Insti commented 7 years ago

Can you name a tool that does this, preserving all order and indentation and stuff?

No, but: a) It wouldn't surprise me if several already existed. b) It would be easy to write one. (see above)

We are paying the price for using JSON for configuration files. It seems our options are:

tleen commented 7 years ago

It may be time to start looking towards consensus in this issue. Here is what I am reading:

  1. JSON ain't great No it is not, and its limitations are well known: can't comment in it, and JavaScript serializers could care less about key order. However, JSON has more-or-less become the default format for configurations across the board (not just in Exercism), so there is no real push to change config.json to config.?. So how to deal with the JSON?

  2. config.json is hand-edited For the most part maintainers manually edit the config.json file. This file is becoming quite big in some tracks. Track maintainers have ways they like to edit the config.json file and scripted updates can be disruptive to that process. Due to the hand editing, anything that makes it easier for human readability is a Good Thing.

  3. Property order matters Due to the point above, the ordering of the properties for the exercises in config.json matters to most. For those it does not matter, there is no strong preference beyond it being logically consistent and common across tracks. I don't see anyone advocating for alphabetical ordering or anything else, but when there is a preference it is universally for something that is easy for humans to read and understand in the exercise context, i.e. exercise slug on top.

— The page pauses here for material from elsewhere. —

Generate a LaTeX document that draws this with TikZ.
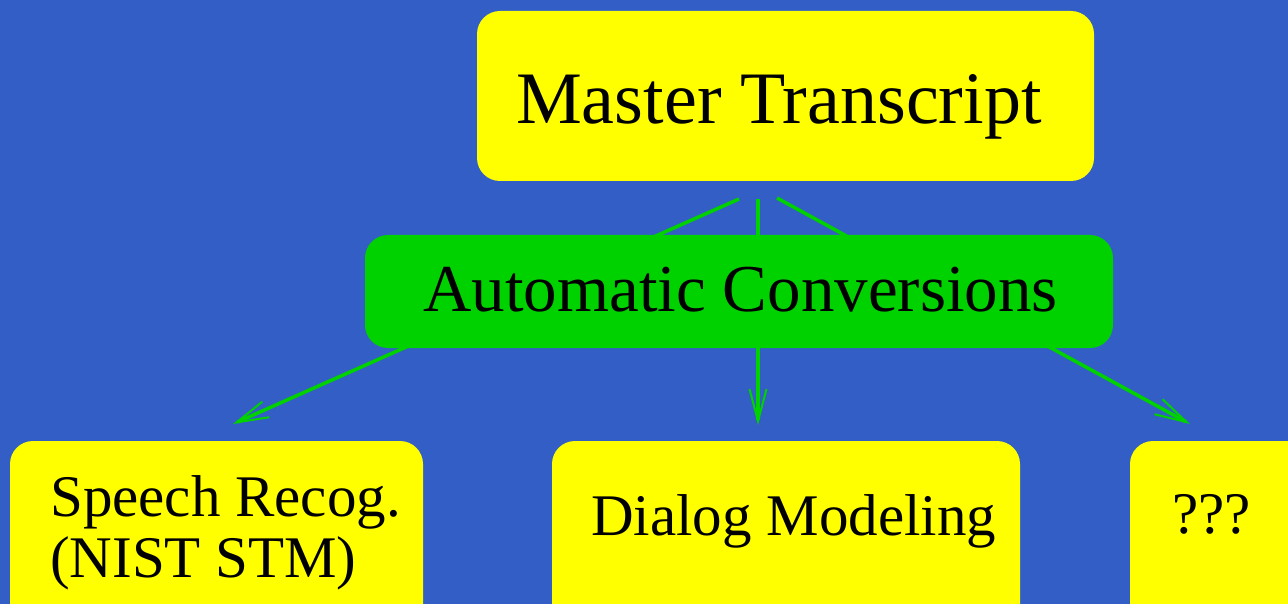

First attempt at a conclusion: seems like we are overall for defining some ordering/grouping on the properties of the exercises in the config file and have any tooling default to using that ordering. Anybody strongly against this?

petertseng commented 7 years ago

Just curious:

JSON has more-or-less become the default format for configurations across the board (not just in Exercism)

Got any corroborating sources for this information? I feel curious about how projects do configuration. I tried to ask my preferred search engine about "most popular configuration file format" but all I got was http://www.terminally-incoherent.com/blog/2013/08/28/what-is-your-favorite-congfig-file-format (a poll which may not be representative) and posts advising not to use JSON (these posts may have been necessary because JSON is the most popular, but that's not explicitly stated).


These are my preferences (and thus, I gave 👍 to the above proposal):

  1. Most preferred: Normaliser changes whitespace only and leaves ordering intact. To script the addition of new keys, place them immediately after or immediately before a key that is related to it.
  2. Normaliser changes whitespace and ordering, using an ordering that we discuss and agree on.
  3. No normalisation and just open issues against all tracks if we desire a config.json change, and let track maintainers do it on their own time. (How to deal with tracks that miss a hard deadline to complete the change?).
  4. Further discussion to find more alternatives. (I'd consider a different file format if y'all cared, but let's see the alternatives and benefits)
  5. Normaliser changes whitespace and alphabetises ordering.
  6. No normalisation and some poor victim has to attempt to do text processing on the JSON in order to add new keys (I honestly suspect that this will work for the majority of JSON files for simple changes, but it's just too fragile for me to recommend, and hard to make it work on more involved changes)
  7. Least preferred: No normalisation and some poor victim has to manually make PRs to each track by hand if we desire a config.json change that should go out to all tracks.